The principal reason that I started blogging was to keep friends in the UK au fait with what I was up to in my 6 months during the New Zealand half of my life and vice versa when I was back in Scotland. I thought that it would save me time on emails. Little did I know what it would blossom into and the beautiful friendships it would bring me and the wonderful places I would see through those friendships.

It had been my intention to trawl through the blogs and see if I could identify a post or two that stood out in my affections or the affections of you, my readers, but the task is beyond the time I have at my disposal given that I've already spent the best part of a day in total on it.

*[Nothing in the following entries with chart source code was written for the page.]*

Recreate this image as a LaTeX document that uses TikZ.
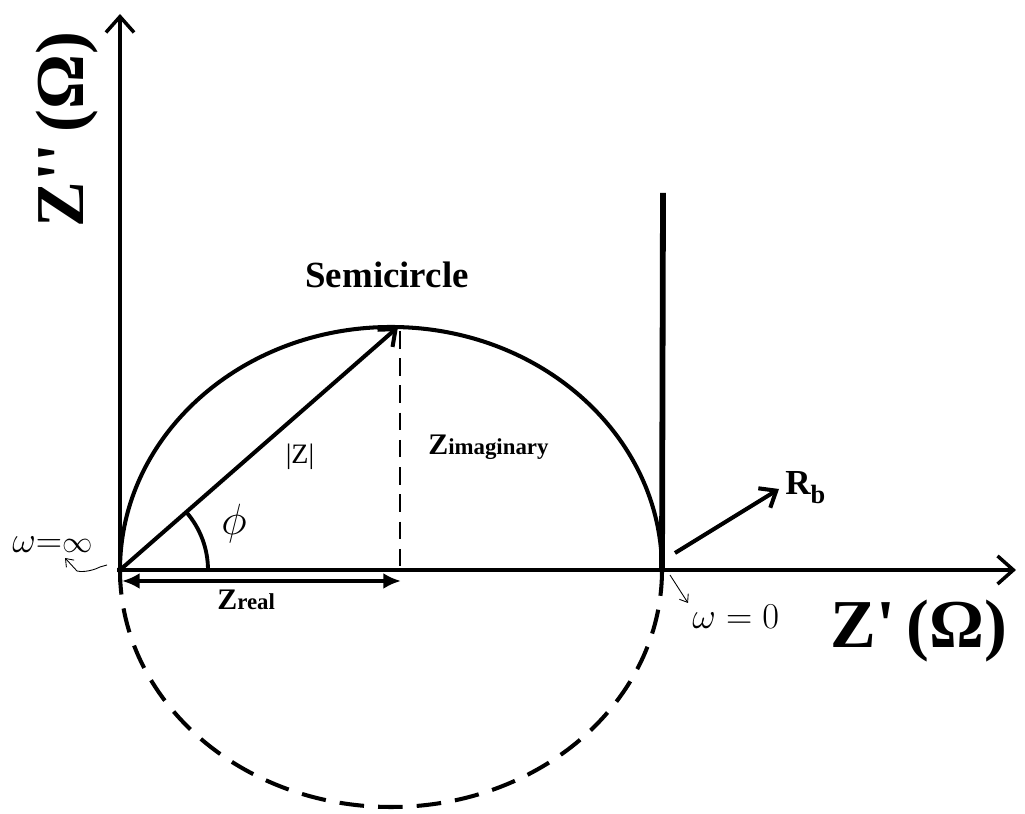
\documentclass[tikz,border=0pt]{standalone}
\usepackage{fontspec}
\setmainfont{Liberation Serif}
\usetikzlibrary{arrows.meta, positioning, calc}
\tikzstyle{axis}=[line width=2.5pt, -{Straight Barb[length=9pt,width=16pt,line width=2pt]}]
\tikzstyle{vector}=[line width=2.3pt, -{Straight Barb[length=8pt,width=13pt,line width=2.3pt]}]
\tikzstyle{span}=[line width=2.3pt, {Latex[length=10pt,width=9pt]}-{Latex[length=10pt,width=9pt]}]
\tikzstyle{pointer}=[line width=0.5pt, -{Straight Barb[length=4pt,width=6pt]}]
\tikzstyle{lbl}=[inner sep=0pt, font=\bfseries]
\newcommand{\bigsz}{\fontsize{39}{44}\selectfont\bfseries}
\newcommand{\zsz}{\fontsize{17}{20}\selectfont\bfseries}
\newcommand{\subsz}{\fontsize{13}{15}\selectfont\bfseries}

\begin{document}
\begin{tikzpicture}[x=0.02cm, y=0.02cm]
  \useasboundingbox (0,0) rectangle (1025,814);

  % Axes
  \coordinate (O) at (120,244);
  \coordinate (obot) at (120,232);
  \coordinate (ytop) at (120,800);
  \coordinate (xleft) at (117,244);
  \coordinate (xend) at (1016,244);
  \draw[axis] (obot) -- (ytop);
  \draw[axis] (xleft) -- (xend);

  % Semicircle and its dashed mirror
  \draw[line width=2.3pt] (O) arc[start angle=180, end angle=0, x radius=271, y radius=243];
  \draw[line width=2.3pt, dash pattern=on 14pt off 8pt]
    (O) arc[start angle=180, end angle=360, x radius=271, y radius=237];
  \coordinate (top) at (398,487);
  \coordinate (foot) at (400,244);
  \coordinate (Rb) at (662,244);
  \coordinate (wall) at (663,621);
  \draw[line width=3.3pt] (Rb) -- (wall);

  % |Z|, angle and parts
  \draw[vector] (O) -- (top);
  \draw[line width=1.3pt, dash pattern=on 10pt off 5.5pt] ($(top)+(2,-4)$) -- (foot);
  \draw[line width=2.2pt] ($(O)+(88,0)$) arc[start angle=0, end angle=41, radius=88];
  \coordinate (ra) at (122,233);
  \coordinate (rb) at (401,233);
  \draw[span] (ra) -- (rb);

  % R_b pointer
  \coordinate (rbs) at (675,261);
  \coordinate (rbe) at (779,325);
  \draw[vector] (rbs) -- (rbe);

  % frequency pointers
  \coordinate (infs) at (107,249);
  \coordinate (infe) at (65,256);
  \draw[pointer] (infs) -- (100,247) .. controls (90,242) and (80,242) .. (77,243) -- (infe);
  \coordinate (zs) at (670,239);
  \coordinate (ze) at (688,211);
  \draw[pointer] (zs) -- (ze);

  % Labels
  \node[lbl, anchor=base west] (xlab) at (830,166) {\bigsz Z\textquotesingle\,(Ω)};
  \node[lbl, anchor=base west, rotate=90] (ylab) at (83,586) {\bigsz Z\textquotesingle\textquotesingle\,(Ω)};
  \node[lbl, anchor=base, font=\fontsize{21}{24}\selectfont\bfseries] (semi) at (387,526) {Semicircle};
  \node[inner sep=0pt, font=\fontsize{16}{18}\selectfont] (mod) at (300,357) {|Z|};
  \node[inner sep=0pt, font=\fontsize{26}{30}\selectfont] (phi) at (234,290) {$\phi$};
  \node[lbl, anchor=base west] (zim) at (428,359) {\zsz Z\subsz imaginary};
  \node[lbl, anchor=base west] (zre) at (217,204) {\zsz Z\subsz real};
  \node[lbl, anchor=base west] (rblab) at (785,319) {\fontsize{20}{24}\selectfont R\raisebox{-5pt}{\fontsize{15}{17}\selectfont b}};
  \node[inner sep=0pt, anchor=base west, font=\fontsize{21}{24}\selectfont] (winf) at (12,261) {$\omega{=}$\fontsize{16}{18}\selectfont$\infty$};
  \node[inner sep=0pt, anchor=base west, font=\fontsize{21}{24}\selectfont] (wzero) at (692,185) {$\omega = 0$};
\end{tikzpicture}
\end{document}
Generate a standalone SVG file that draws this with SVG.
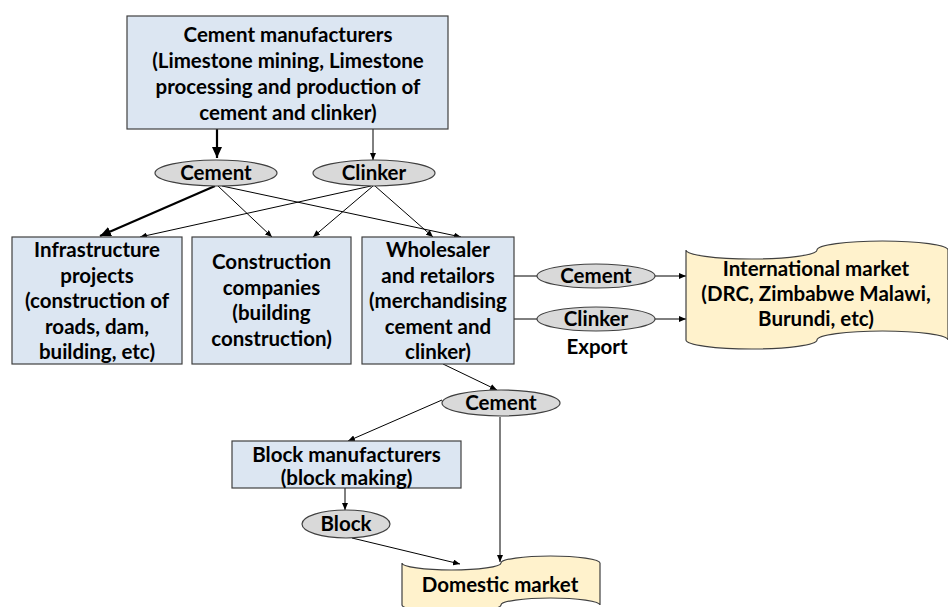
<svg xmlns="http://www.w3.org/2000/svg" width="948" height="607" viewBox="0 0 948 607">
<defs>
<style>
text{font-family:Lato,"Liberation Sans",sans-serif;font-weight:bold;font-size:20.5px;fill:#000;text-anchor:middle}
.box{fill:#dce6f2;stroke:#404040;stroke-width:1.2}
.ell{fill:#d9d9d9;stroke:#404040;stroke-width:1.2}
.tape{fill:#fff2cc;stroke:#404040;stroke-width:1.2}
.ln{fill:none;stroke:#000;stroke-width:1}
.thick{fill:none;stroke:#000;stroke-width:2.2}
</style>
<marker id="ah" markerUnits="userSpaceOnUse" markerWidth="7" markerHeight="6" refX="7" refY="3" orient="auto"><path d="M0,0 L7,3 L0,6 Z" fill="#000"/></marker>
<marker id="ahb" markerUnits="userSpaceOnUse" markerWidth="11" markerHeight="10" refX="11" refY="5" orient="auto"><path d="M0,0 L11,5 L0,10 Z" fill="#000"/></marker>
</defs>
<rect width="948" height="607" fill="#fff"/>
<g id="connectors">
<line class="thick" x1="217" y1="129" x2="217" y2="158" marker-end="url(#ahb)"/>
<line class="ln" x1="373" y1="129" x2="373" y2="160" marker-end="url(#ah)"/>
<line class="thick" x1="215" y1="186" x2="100" y2="236" marker-end="url(#ahb)"/>
<line class="ln" x1="218" y1="186" x2="272" y2="237" marker-end="url(#ah)"/>
<line class="ln" x1="222" y1="186" x2="461" y2="237" marker-end="url(#ah)"/>
<line class="ln" x1="371" y1="186" x2="140" y2="237" marker-end="url(#ah)"/>
<line class="ln" x1="373" y1="186" x2="313" y2="237" marker-end="url(#ah)"/>
<line class="ln" x1="375" y1="186" x2="433" y2="237" marker-end="url(#ah)"/>
<line class="ln" x1="514" y1="276" x2="537" y2="276"/>
<line class="ln" x1="655" y1="276" x2="686" y2="276" marker-end="url(#ah)"/>
<line class="ln" x1="514" y1="319" x2="537" y2="319"/>
<line class="ln" x1="655" y1="319" x2="686" y2="319" marker-end="url(#ah)"/>
<line class="ln" x1="443" y1="364" x2="497" y2="390" marker-end="url(#ah)"/>
<line class="ln" x1="442" y1="400" x2="348" y2="441" marker-end="url(#ah)"/>
<line class="ln" x1="500" y1="417" x2="500" y2="562" marker-end="url(#ah)"/>
<line class="ln" x1="345" y1="488" x2="345" y2="510" marker-end="url(#ah)"/>
<line class="ln" x1="352" y1="538" x2="460" y2="564" marker-end="url(#ah)"/>
</g>
<g id="cement-manufacturers">
<rect class="box" x="127" y="16" width="321" height="113"/>
<text x="288" y="42">Cement manufacturers</text>
<text x="288" y="68">(Limestone mining, Limestone</text>
<text x="288" y="94">processing and production of</text>
<text x="288" y="120">cement and clinker)</text>
</g>
<g id="cement-1"><ellipse class="ell" cx="216" cy="173" rx="61" ry="13"/><text x="216" y="180">Cement</text></g>
<g id="clinker-1"><ellipse class="ell" cx="374" cy="173" rx="61" ry="13"/><text x="374" y="180">Clinker</text></g>
<g id="infrastructure">
<rect class="box" x="12" y="237" width="170" height="127"/>
<text x="97" y="257">Infrastructure</text>
<text x="97" y="282.5">projects</text>
<text x="97" y="308">(construction of</text>
<text x="97" y="333.5">roads, dam,</text>
<text x="97" y="359">building, etc)</text>
</g>
<g id="construction">
<rect class="box" x="192" y="237" width="159" height="127"/>
<text x="271.5" y="269">Construction</text>
<text x="271.5" y="294.5">companies</text>
<text x="271.5" y="320">(building</text>
<text x="271.5" y="345.5">construction)</text>
</g>
<g id="wholesaler">
<rect class="box" x="362" y="237" width="152" height="127"/>
<text x="438" y="257">Wholesaler</text>
<text x="438" y="282.5">and retailors</text>
<text x="438" y="308">(merchandising</text>
<text x="438" y="333.5">cement and</text>
<text x="438" y="359">clinker)</text>
</g>
<g id="export-cement"><ellipse class="ell" cx="596" cy="276" rx="59" ry="12"/><text x="596" y="283">Cement</text></g>
<g id="export-clinker"><ellipse class="ell" cx="596" cy="319" rx="59" ry="12"/><text x="596" y="326">Clinker</text></g>
<g id="export-label"><text x="597" y="354">Export</text></g>
<g id="international-market">
<path class="tape" d="M686,250 A65.5,9 0 0 0 817,250 A65.5,9 0 0 1 948,250 L948,340 A65.5,9 0 0 0 817,340 A65.5,9 0 0 1 686,340 Z"/>
<text x="816" y="276">International market</text>
<text x="816" y="301">(DRC, Zimbabwe Malawi,</text>
<text x="816" y="326">Burundi, etc)</text>
</g>
<g id="cement-domestic"><ellipse class="ell" cx="501" cy="403" rx="59" ry="13"/><text x="501" y="410">Cement</text></g>
<g id="block-manufacturers">
<rect class="box" x="232" y="441" width="229" height="47"/>
<text x="346.5" y="462">Block manufacturers</text>
<text x="346.5" y="485">(block making)</text>
</g>
<g id="block"><ellipse class="ell" cx="346" cy="524" rx="44" ry="14"/><text x="346" y="531">Block</text></g>
<g id="domestic-market">
<path class="tape" d="M402,563 A49.5,7 0 0 0 501,563 A49.5,7 0 0 1 600,563 L600,605 A49.5,7 0 0 0 501,605 A49.5,7 0 0 1 402,605 Z"/>
<text x="500" y="592">Domestic market</text>
</g>
</svg>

That's not to say that I haven't been doing some reminiscing on my blogs. I have. It brought back so many happy memories and astonished me that I had forgotten so many things. If I am fortunate to arrive at old age then I shall be able to live again through those memories. I shall be sad sometimes but I shall also be happy.

The first image on this blog was a view from the house over the Minch to the Scottish mainland. It's a view I've shown many times since.

My first photo on the New Zealand blog was of The Handbag. It was my trusty steed  in that country for nearly a decade

I'm sure that over the next while (what a vague statement) there will be some reminiscing on this blog but I shall leave you with my enduring view of the hills of Hawkes Bay

Thursday, 8 June 2017

For the Love of Bees

It's official. I am a member of the International Bee Appreciation Society.

Those of you who have followed my New Zealand blog will be no stranger to Kate Steeds although you may not have seen her posts on The Cottleston Gallery at which the AGM of the Society was held - or was it?  Among many others my 'portrait' appeared:

Tuesday, 6 June 2017


Why? Why does all our food have to be perfect? If I grow vegetables then I eat them in the form that they come out of the ground or off the plant, bush or tree. Supermarkets, on the other hand, insist on perfection. It may be bland or tasteless but at least the shape will be perfect. I was in a major supermarket a few days ago and I happened to see some lovely looking Hereford strawberries with the following label:

I bought a punnet:

Some of them were a bit misshapen but they were absolutely delicious. At a fraction of the price of the 'perfectly shaped' ones they tasted even better.

It made me wonder exactly why we demand perfection or whether it's just that supermarkets only provide perfection and that marketing is leading.

Either way I would love to know what price perfection adds to our food bills.

Monday, 5 June 2017

Dolce far niente

Literally 'sweet doing nothing'.  For Italians - and I suspect they are the only people who have perfected this art and it, as much as the Mediterranean diet, may have a lot to do with their longevity.  

Today is a day - or rather today is a date - that will always be etched in my mind. A day I decided that I was going to indulge in dolce far niente.  Andrew (Andy), our elder child, died on this day 11 years ago. A very dear friend's father died on this day 10 years ago. Gaz, deciding to try and ameliorate the bad connotations of the day, got engaged on this day 4 years ago. And today we are, yet again, listening to the horrendous effects of terrorism at home. 

Today is also the anniversary of my birth: the 73rd to be precise.

I shall be out to dinner at friends'.  

This coming week I am determined to return to Blogland. I'll see you there.